The siege is best utilized towards someone with blatant opinions. You allow the other person to degrade their argument by noncombatant gesturing. When pressed for choosing a side, you remain neutral. The point here is to stall silently until the other person talks themselves down. This is great when you’re trying to avoid a person with an opinion that is just…well…wrong and they won’t let you get a word in edgewise.
If you didn’t know, a maze has a start and a finish, a labyrinth does not. Well, that’s not true. At some point, when you’re tired of going through turn after turn, you give up and go back where you started. So, you could say that the start is also the finish. In a rhetorical situation this is utilizing “the labyrinth” stalling technique. This is best used against someone who has oversimplified a complicated problem with a “simple enough” solution.

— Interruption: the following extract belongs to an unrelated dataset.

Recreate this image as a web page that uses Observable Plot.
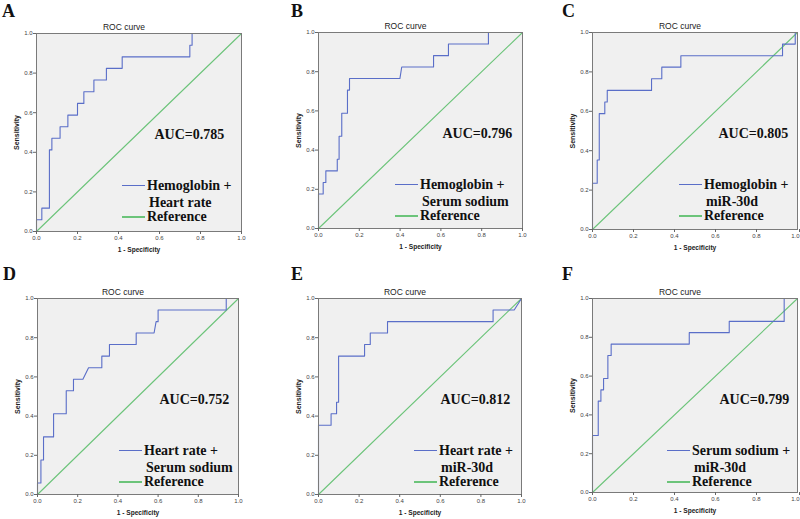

You can all think of dozens of examples. We’ve all experienced those awkward moments when someone overstates their opinion. A friendship gets strained when they suggest, “We should reinstate capital punishment” to the issues concerning drug crimes. You might avoid an overly political uncle at Thanksgiving when they start telling everyone that Trump’s Wall will, “solve all those illegals coming in”. You might even feel uncomfortable finishing dinner out when the person at the next booth states, “All the homeless need to do is get a job”. Stewarding a siege won’t stop those people from continuing. You’ll need to trap them.
You know you won’t change their opinions, but you can get them to stop. Just rapid fire back small considerations in the form of questions.
Audience: “All the homeless need to do is get a job”.
You: “Many employers won’t pay for benefits, what about healthcare?”.
Audience: “Well, they could pay for it themselv…”.
You: “With companies going overseas how can you guarantee that they could keep their job?”.
Audience: “You can’t guarantee anyone keeps their…”.
You: “What about qualifications? Would you hire someone that dropped out of highschool?”.
Audience: “I wouldn’t, but…”.
You: “Well, if you wouldn’t how do you expect for them to get a job? What about clean clothes or showers?”.
Audience: “Maybe someone could…”.
You: “What about…”.
Audience: “Please stop”.
The idea is to quickly make turn after turn. That’s the easy way to get them to get lost in their own overly simple argument. Once lost in the labyrinth, they will want out.
The last I’ll leave you with is “the riddle”. This one is a little more difficult in terms of a stall tactic, but is best used when someone keeps repeating their argument. (Don’t confuse “restating” with “repeating”).
We’ve all met that person that will make a statement and throughout a discussion repeat verbatim the same point no matter where the discussion goes. These types of people are thinking about what to say next and ignore your words entirely. Sure, they are nodding like they are listening just fine, but the truth is that they could care less about what you think. They won’t stop until you start agreeing with everything spewing out of their mouth.
The next time that happens try to make up a complicated series of thoughts (they can even be nonsensical). The point is to provide a thought that forces them to stop and think about what you said. For instance, say you’re talking with a person that keeps repeating, “What do you do with an English Degree, teach? Seems like a waste of money”.
Though this may be a bit passive aggressive, it is a real example of me losing my cool at a bbq. My response, “That’s true. I couldn’t imagine anyone wanting to read books, watch movies, sit and watch television, or ever go to a play. I mean, it’s not like a lot of English majors go on to work as grant writers for nonprofits, columnists for news publications, playwrights for theaters, or technical writers for tech companies. I mean, learning critical thinking is just so limited. I mean, how can anyone…”. Just keep going until they can’t fit in a word and don’t stop until they give up.
At some point you’ve given them one massive block of info to dissect. They will latch on to one thing, but just keep going. Keep going until they don’t know the answer to your riddle.
Really, much of what I’m suggesting seems mean or trite, but these tactics are meant to be used against those people who could care less about your opinion.
There may be a part of me that has avoided posting because of these overly harsh opinions. There may be a part of me that is stalling because having an opinion is too difficult. Maybe, I just don’t think my opinion would be heard. In any case, here’s a post.
I really hope that you’ve found something to add to your everyday rhetoric repertoire. Thank you for reading.